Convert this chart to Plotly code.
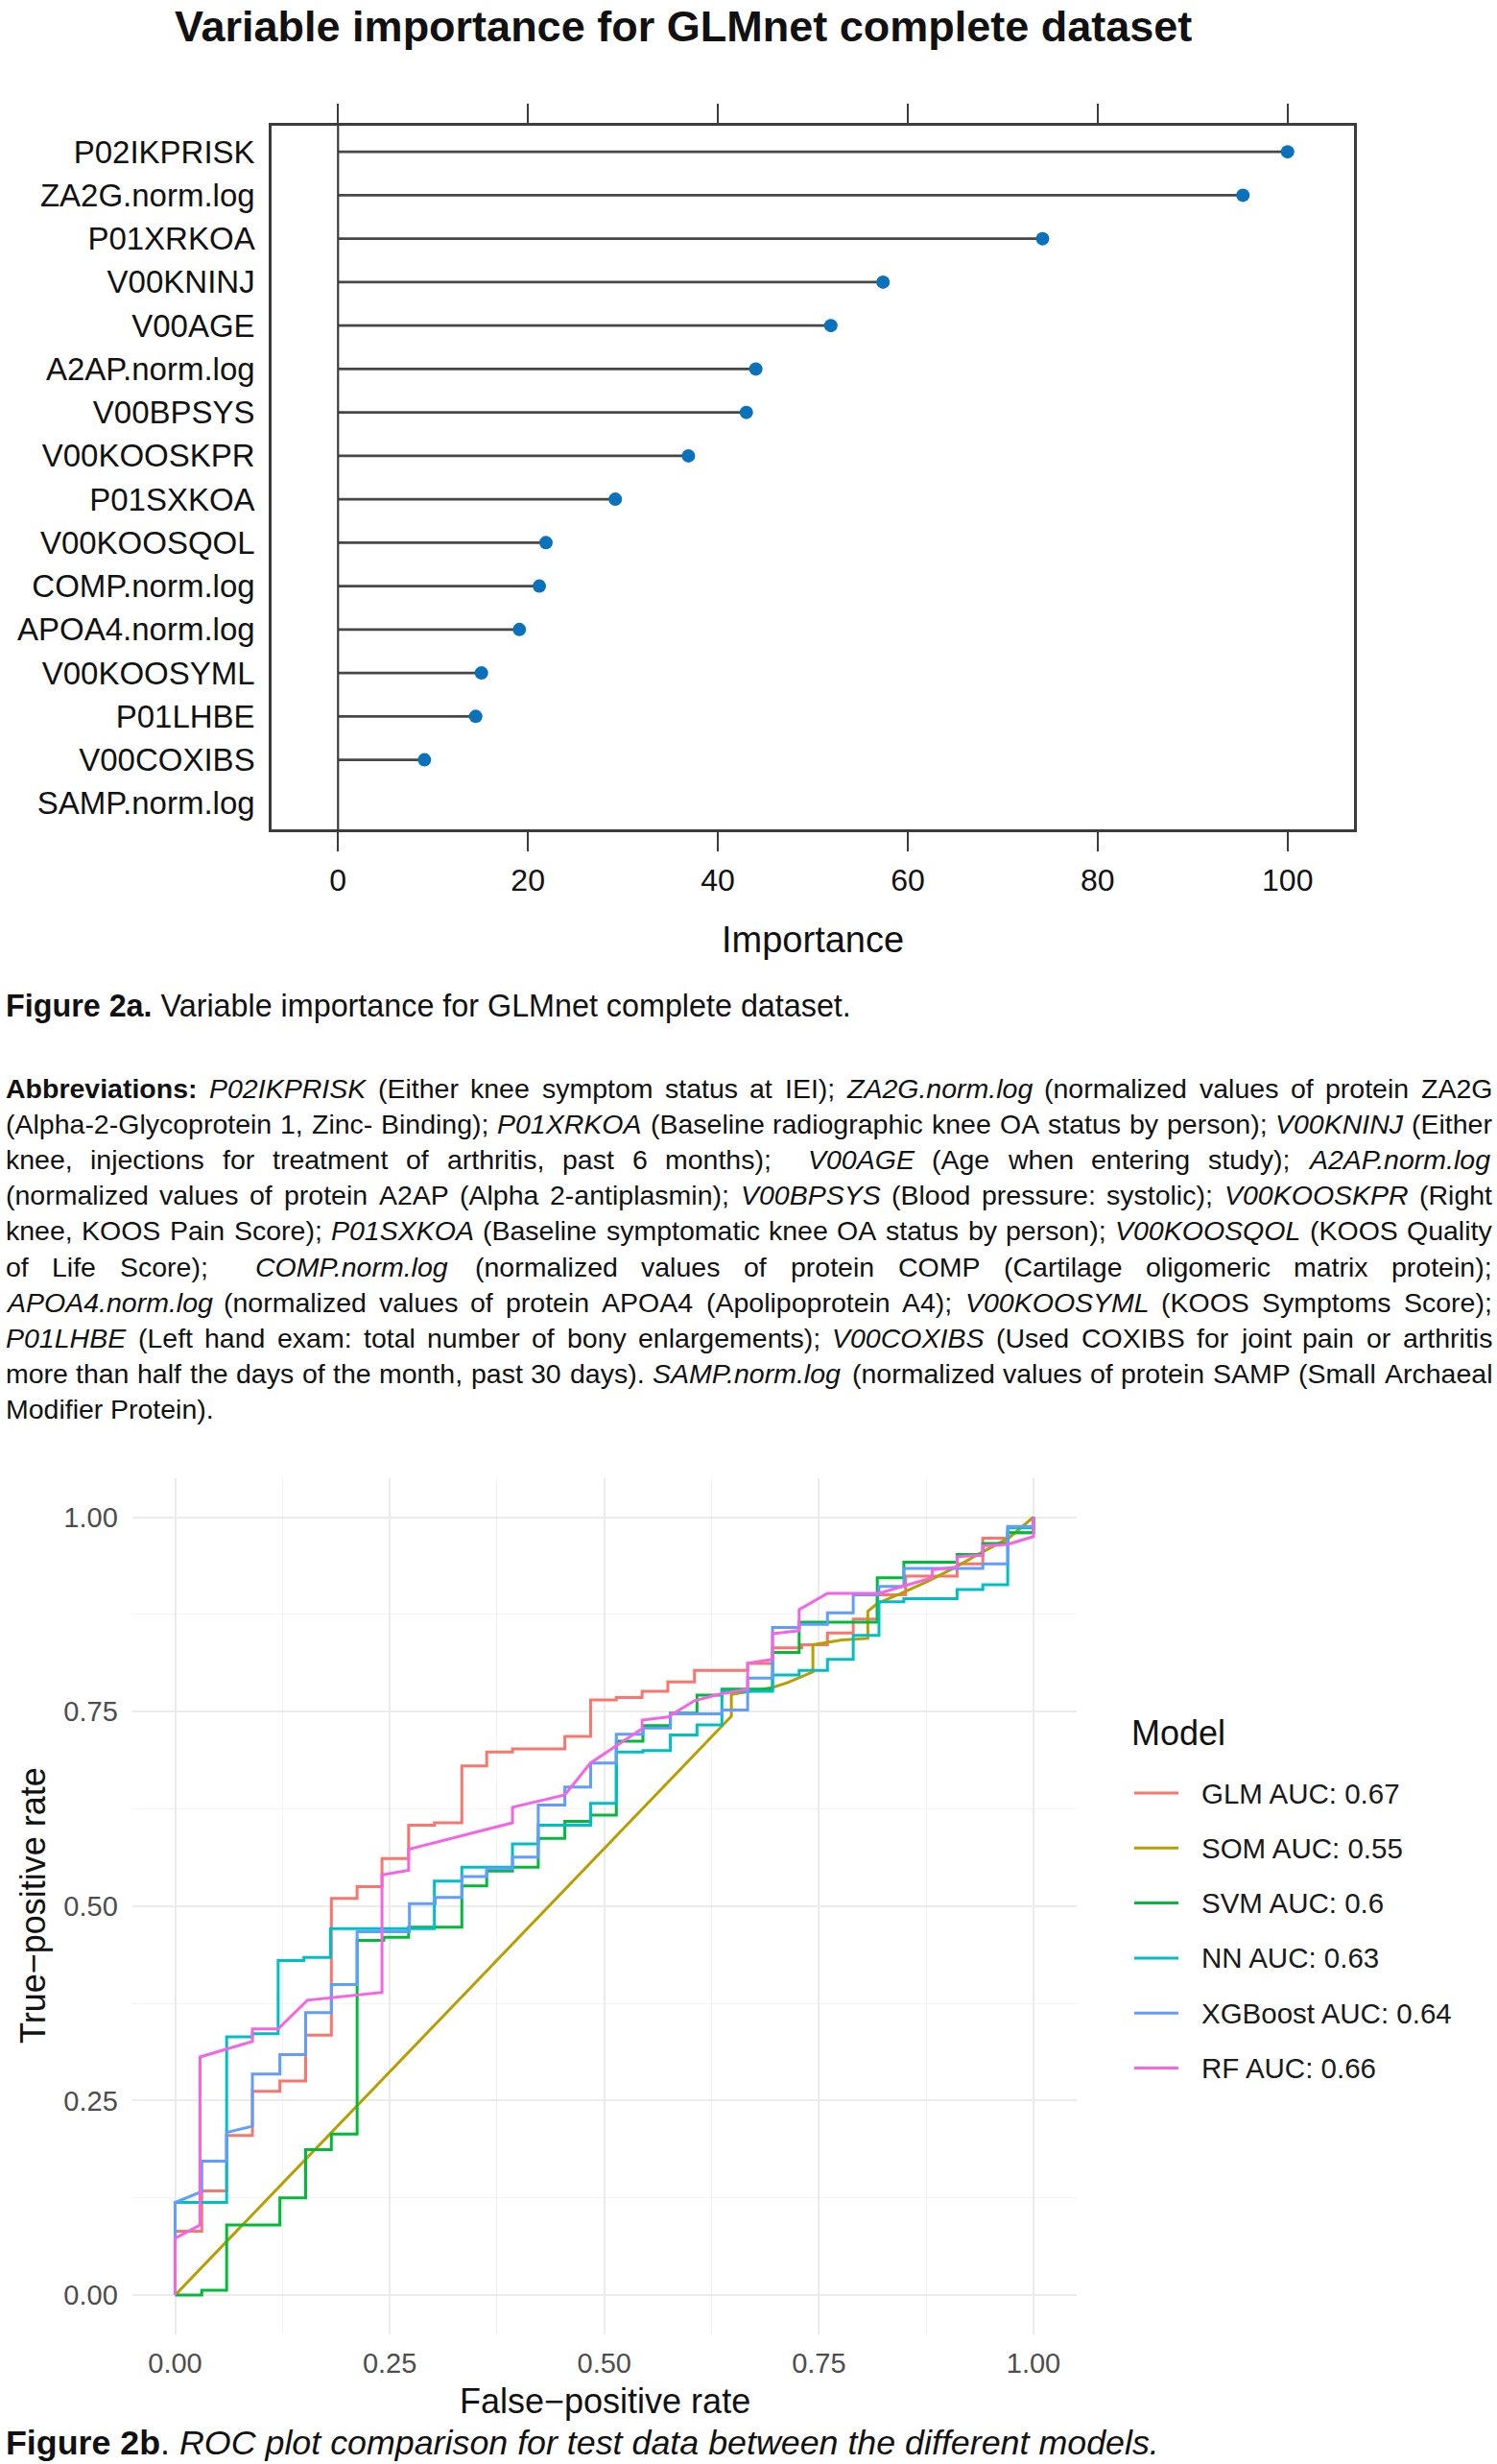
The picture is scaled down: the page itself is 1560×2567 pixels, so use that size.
import plotly.graph_objects as go

W, H = 1560, 2567

# ---------------- Data: variable importance (Figure 2a) ----------------
variables = ["P02IKPRISK", "ZA2G.norm.log", "P01XRKOA", "V00KNINJ", "V00AGE",
             "A2AP.norm.log", "V00BPSYS", "V00KOOSKPR", "P01SXKOA", "V00KOOSQOL",
             "COMP.norm.log", "APOA4.norm.log", "V00KOOSYML", "P01LHBE", "V00COXIBS",
             "SAMP.norm.log"]
importance = [100.0, 95.3, 74.2, 57.4, 51.9, 44.0, 43.0, 36.9, 29.2, 21.9,
              21.2, 19.1, 15.1, 14.5, 9.1, 0.0]
importance_ticks = [0, 20, 40, 60, 80, 100]

# ---------------- Data: ROC curves (Figure 2b) ----------------
model_names = ["GLM AUC: 0.67", "SOM AUC: 0.55", "SVM AUC: 0.6",
               "NN AUC: 0.63", "XGBoost AUC: 0.64", "RF AUC: 0.66"]

glm_fpr = [0, 0, .031, .031, .060, .060, .090, .090, .122, .122, .152, .152, .182, .182,
           .212, .212, .241, .241, .272, .272, .302, .302, .334, .334, .363, .363, .393, .393,
           .454, .454, .484, .484, .514, .514, .544, .544, .574, .574, .605, .605, .667, .667,
           .696, .696, .730, .730, .760, .760, .790, .790, .818, .818, .851, .851, .911, .911,
           .941, .941, .970, .970, 1.0, 1.0]
glm_tpr = [0, .082, .082, .134, .134, .205, .205, .262, .262, .275, .275, .334, .334, .510,
           .510, .525, .525, .561, .561, .604, .604, .607, .607, .680, .680, .698, .698, .702,
           .702, .718, .718, .765, .765, .768, .768, .776, .776, .788, .788, .803, .803, .812,
           .812, .832, .832, .836, .836, .851, .851, .869, .869, .900, .900, .924, .924, .940,
           .940, .973, .973, .980, .980, 1.0]

som_fpr = [0, .648, .648, .696, .713, .743, .743, .777, .807, .807, .818, .848, .878, .908,
           .937, .971, 1.0]
som_tpr = [0, .744, .772, .781, .787, .801, .836, .842, .844, .879, .889, .903, .918, .935,
           .953, .973, 1.0]

svm_fpr = [0, .031, .031, .060, .060, .122, .122, .152, .152, .182, .182, .212, .212, .243,
           .243, .272, .272, .334, .334, .363, .363, .393, .393, .423, .423, .454, .454, .484,
           .484, .514, .514, .545, .545, .577, .577, .608, .608, .637, .637, .696, .696, .727,
           .727, .818, .818, .849, .849, .911, .911, .941, .941, .970, .970, 1.0, 1.0]
svm_tpr = [0, 0, .006, .006, .090, .090, .125, .125, .187, .187, .207, .207, .456, .456,
           .460, .460, .473, .473, .526, .526, .545, .545, .550, .550, .587, .587, .609, .609,
           .617, .617, .712, .712, .732, .732, .748, .748, .771, .771, .779, .779, .826, .826,
           .865, .865, .922, .922, .942, .942, .952, .952, .966, .966, .980, .980, 1.0]

nn_fpr = [0, 0, .060, .060, .090, .090, .120, .120, .150, .150, .181, .181, .302, .302,
          .334, .334, .393, .393, .423, .423, .484, .484, .514, .514, .545, .545, .577, .577,
          .608, .608, .637, .637, .696, .696, .727, .727, .760, .760, .790, .790, .820, .820,
          .849, .849, .911, .911, .941, .941, .970, .970, 1.0, 1.0]
nn_tpr = [0, .119, .119, .332, .332, .336, .336, .430, .430, .434, .434, .471, .471, .532,
          .532, .550, .550, .580, .580, .604, .604, .632, .632, .698, .698, .700, .700, .720,
          .720, .733, .733, .776, .776, .797, .797, .803, .803, .817, .817, .848, .848, .891,
          .891, .895, .895, .907, .907, .913, .913, .986, .986, 1.0]

xgb_fpr = [0, 0, .031, .031, .060, .060, .090, .090, .122, .122, .152, .152, .182, .182,
           .212, .212, .273, .273, .303, .303, .334, .334, .363, .363, .393, .393, .423, .423,
           .454, .454, .484, .484, .514, .514, .545, .545, .577, .577, .637, .637, .667, .667,
           .696, .696, .727, .727, .760, .760, .790, .790, .820, .820, .849, .849, .941, .941,
           .970, .970, 1.0, 1.0]
xgb_tpr = [0, .119, .133, .172, .172, .209, .217, .284, .284, .309, .309, .363, .363, .399,
           .399, .467, .467, .503, .503, .511, .511, .538, .538, .548, .548, .563, .563, .630,
           .630, .653, .653, .684, .684, .721, .721, .729, .729, .747, .747, .752, .752, .793,
           .793, .858, .858, .862, .862, .877, .877, .900, .900, .911, .911, .934, .934, .940,
           .940, .988, .988, 1.0]

rf_fpr = [0, 0, .029, .029, .090, .090, .120, .154, .241, .241, .272, .272, .393, .393,
          .454, .484, .514, .544, .544, .574, .605, .633, .667, .667, .696, .696, .727, .727,
          .760, .820, .882, .882, .911, .911, .941, .941, .970, 1.0, 1.0]
rf_tpr = [0, .073, .090, .306, .326, .342, .342, .379, .389, .540, .546, .573, .607, .627,
          .643, .684, .706, .728, .739, .743, .764, .772, .779, .812, .817, .850, .854, .881,
          .902, .902, .922, .932, .936, .949, .951, .963, .965, .975, 1.0]

roc_fpr = [glm_fpr, som_fpr, svm_fpr, nn_fpr, xgb_fpr, rf_fpr]
roc_tpr = [glm_tpr, som_tpr, svm_tpr, nn_tpr, xgb_tpr, rf_tpr]
roc_ticks = [0, 0.25, 0.5, 0.75, 1.0]
roc_tick_labels = ["0.00", "0.25", "0.50", "0.75", "1.00"]
roc_minor_ticks = [0.125, 0.375, 0.625, 0.875]

# ---------------- Text ----------------
main_title = "Variable importance for GLMnet complete dataset"
caption_a = "<b>Figure 2a.</b> Variable importance for GLMnet complete dataset."
caption_b = "<b>Figure 2b</b>. <i>ROC plot comparison for test data between the different models.</i>"
abbrev_lines = [
    "**Abbreviations:** *P02IKPRISK* (Either knee symptom status at IEI); *ZA2G.norm.log* (normalized values of protein ZA2G",
    "(Alpha-2-Glycoprotein 1, Zinc- Binding); *P01XRKOA* (Baseline radiographic knee OA status by person); *V00KNINJ* (Either",
    "knee, injections for treatment of arthritis, past 6 months);  *V00AGE* (Age when entering study); *A2AP.norm.log*",
    "(normalized values of protein A2AP (Alpha 2-antiplasmin); *V00BPSYS* (Blood pressure: systolic); *V00KOOSKPR* (Right",
    "knee, KOOS Pain Score); *P01SXKOA* (Baseline symptomatic knee OA status by person); *V00KOOSQOL* (KOOS Quality",
    "of Life Score);  *COMP.norm.log* (normalized values of protein COMP (Cartilage oligomeric matrix protein);",
    "*APOA4.norm.log* (normalized values of protein APOA4 (Apolipoprotein A4); *V00KOOSYML* (KOOS Symptoms Score);",
    "*P01LHBE* (Left hand exam: total number of bony enlargements); *V00COXIBS* (Used COXIBS for joint pain or arthritis",
    "more than half the days of the month, past 30 days). *SAMP.norm.log* (normalized values of protein SAMP (Small Archaeal",
    "Modifier Protein).",
]

# ---------------- Styles ----------------
FONT = "Liberation Sans, Arial, sans-serif"
roc_colors = ["#F8766D", "#B79F00", "#00BA38", "#00BFC4", "#619CFF", "#F564E3"]
dot_color = "#0A72BA"
frame_color = "#3C3C3C"


def px(x):
    return x / W


def py(y):
    return 1 - y / H


# Arial / Liberation Sans metrics (1/1000 em), for justified paragraph layout
REG = {' ': 278, '(': 333, ')': 333, ',': 278, '-': 333, '.': 278, ':': 278, ';': 278}
for ch in "0123456789":
    REG[ch] = 556
REG.update(dict(zip("ABCDEFGHIJKLMNOPQRSTUVWXYZ",
                    [667, 667, 722, 722, 667, 611, 778, 722, 278, 500, 667, 556, 833, 722, 778,
                     667, 778, 722, 667, 611, 722, 667, 944, 667, 667, 611])))
REG.update(dict(zip("abcdefghijklmnopqrstuvwxyz",
                    [556, 556, 500, 556, 556, 278, 556, 556, 222, 222, 500, 222, 833, 556, 556,
                     556, 556, 333, 500, 278, 556, 500, 722, 500, 500, 500])))
BOLD = dict(REG)
BOLD.update({':': 333, ';': 333})
BOLD.update(dict(zip("ABCDEFGHIJKLMNOPQRSTUVWXYZ",
                     [722, 722, 722, 722, 667, 611, 778, 722, 278, 556, 722, 611, 833, 722, 778,
                      667, 778, 722, 667, 611, 722, 667, 944, 667, 667, 611])))
BOLD.update(dict(zip("abcdefghijklmnopqrstuvwxyz",
                     [556, 611, 556, 611, 556, 333, 611, 611, 278, 278, 556, 278, 889, 611, 611,
                      611, 611, 389, 556, 333, 611, 556, 778, 556, 556, 500])))


def text_width(s, bold, size):
    table = BOLD if bold else REG
    return sum(table.get(c, 556) for c in s) * size / 1000.0


fig = go.Figure()

# ---------------- Figure 2a: dot plot ----------------
seg_x, seg_y = [], []
for v, val in zip(variables, importance):
    seg_x += [0, val, None]
    seg_y += [v, v, None]
fig.add_trace(go.Scatter(x=seg_x, y=seg_y, mode="lines",
                         line=dict(color="#474747", width=2.8),
                         xaxis="x", yaxis="y", showlegend=False, hoverinfo="skip"))
fig.add_trace(go.Scatter(x=importance[:-1], y=variables[:-1], mode="markers",
                         marker=dict(color=dot_color, size=14),
                         xaxis="x", yaxis="y", showlegend=False))

# ---------------- Figure 2b: ROC ----------------
for name, fx, ty, col in zip(model_names, roc_fpr, roc_tpr, roc_colors):
    fig.add_trace(go.Scatter(x=fx, y=ty, mode="lines", name=name,
                             line=dict(color=col, width=3),
                             xaxis="x2", yaxis="y2", showlegend=False))

fig.update_layout(
    width=W, height=H,
    margin=dict(l=0, r=0, t=0, b=0),
    paper_bgcolor="white", plot_bgcolor="white",
    font=dict(family=FONT, color="#111111"),
    xaxis=dict(domain=[px(283), px(1411)], range=[-7, 107], tickvals=importance_ticks,
               ticks="outside", ticklen=20, tickwidth=2, tickcolor=frame_color,
               showline=True, linecolor=frame_color, linewidth=2.5, mirror="ticks",
               showgrid=False, zeroline=False, anchor="y",
               tickfont=dict(size=32, color="#111111"), ticklabelstandoff=3),
    yaxis=dict(domain=[py(864), py(131)], type="category",
               categoryorder="array", categoryarray=variables[::-1],
               range=[-0.6, 15.6], showline=True, linecolor=frame_color, linewidth=2.5,
               mirror=True, ticks="", showgrid=False, zeroline=False, anchor="x",
               tickfont=dict(size=33, color="#111111"), ticklabelstandoff=8),
    xaxis2=dict(domain=[px(137.8), px(1121.7)], range=[-0.05, 1.05],
                tickvals=roc_ticks, ticktext=roc_tick_labels, ticks="",
                showgrid=True, gridcolor="#EBEBEB", gridwidth=2.2,
                minor=dict(tickvals=roc_minor_ticks, showgrid=True, gridcolor="#F3F3F3", gridwidth=1.4),
                showline=False, zeroline=False, anchor="y2",
                tickfont=dict(size=29, color="#4D4D4D"), ticklabelstandoff=10),
    yaxis2=dict(domain=[py(2431.5), py(1540)], range=[-0.05, 1.05],
                tickvals=roc_ticks, ticktext=roc_tick_labels, ticks="",
                showgrid=True, gridcolor="#EBEBEB", gridwidth=2.2,
                minor=dict(tickvals=roc_minor_ticks, showgrid=True, gridcolor="#F3F3F3", gridwidth=1.4),
                showline=False, zeroline=False, anchor="x2",
                tickfont=dict(size=29, color="#4D4D4D"), ticklabelstandoff=14),
)

# vertical reference line at zero importance
fig.add_shape(type="line", xref="x", yref="y domain", x0=0, x1=0, y0=0, y1=1,
              line=dict(color=frame_color, width=2.2))

ann = []
# titles and captions
ann.append(dict(text="<b>" + main_title + "</b>", x=px(712), y=py(28), xanchor="center",
                yanchor="middle", font=dict(size=45, color="#111111")))
ann.append(dict(text="Importance", x=px(847), y=py(979), xanchor="center", yanchor="middle",
                font=dict(size=38, color="#111111")))
ann.append(dict(text=caption_a, x=px(4), y=py(1048), xanchor="left", yanchor="middle",
                font=dict(size=32.3, color="#111111")))
ann.append(dict(text=caption_b, x=px(4), y=py(2545), xanchor="left", yanchor="middle",
                font=dict(size=35.8, color="#111111")))
ann.append(dict(text="False\u2212positive rate", x=px(630), y=py(2501), xanchor="center",
                yanchor="middle", font=dict(size=36, color="#111111")))
ann.append(dict(text="True\u2212positive rate", x=px(34), y=py(1985), xanchor="center",
                yanchor="middle", textangle=-90, font=dict(size=36, color="#111111")))

# legend (drawn manually to match ggplot layout)
ann.append(dict(text="Model", x=px(1177), y=py(1806), xanchor="left", yanchor="middle",
                font=dict(size=36, color="#111111")))
for i, (name, col) in enumerate(zip(model_names, roc_colors)):
    yy = 1868 + 57.3 * i
    fig.add_shape(type="line", xref="paper", yref="paper", x0=px(1182), x1=px(1228),
                  y0=py(yy), y1=py(yy), line=dict(color=col, width=3))
    ann.append(dict(text=name, x=px(1250), y=py(yy), xanchor="left", yanchor="middle",
                    font=dict(size=29.5, color="#1A1A1A")))

# justified abbreviation paragraph
PSIZE = 28.5
LEFT, RIGHT = 5, 1554
line_y0, line_dy = 1134, 37.1
for li, line in enumerate(abbrev_lines):
    parts = line.split(" ")
    words, gaps = [], []
    pending = 0
    for p in parts:
        if p == "":
            pending += 1
            continue
        if words:
            gaps.append(1 + pending)
        pending = 0
        if p.startswith("**") and p.endswith("**"):
            words.append((p[2:-2], "b"))
        elif p.startswith("*") and p.endswith("*"):
            words.append((p[1:-1], "i"))
        else:
            words.append((p, "r"))
    widths = [text_width(w, s == "b", PSIZE) for w, s in words]
    last = li == len(abbrev_lines) - 1
    if last or not gaps:
        unit = 278 * PSIZE / 1000.0
    else:
        unit = (RIGHT - LEFT - sum(widths)) / sum(gaps)
    x = LEFT
    yy = line_y0 + line_dy * li
    for k, ((w, s), wd) in enumerate(zip(words, widths)):
        t = w.replace("<", "&lt;")
        if s == "b":
            t = "<b>" + t + "</b>"
        elif s == "i":
            t = "<i>" + t + "</i>"
        ann.append(dict(text=t, x=px(x - 1), y=py(yy), xanchor="left", yanchor="middle",
                        font=dict(size=PSIZE, color="#111111")))
        if k < len(gaps):
            x += wd + unit * gaps[k]

for a in ann:
    a.update(xref="paper", yref="paper", showarrow=False)
fig.update_layout(annotations=ann)

fig.write_html("out.html", config={"displayModeBar": False},
               post_script="document.body.style.margin='0px';")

━━━━━━━━━━━━━━━━━━━━━━━━━━━━━━

*Exercise prompt*
Your task is to restate word for word the lines from the top of the data to the line containing "W, H = 1560, 2567", both ends included, with every picture left out.

*Exercise output*
Convert this chart to Plotly code.
The picture is scaled down: the page itself is 1560×2567 pixels, so use that size.
import plotly.graph_objects as go

W, H = 1560, 2567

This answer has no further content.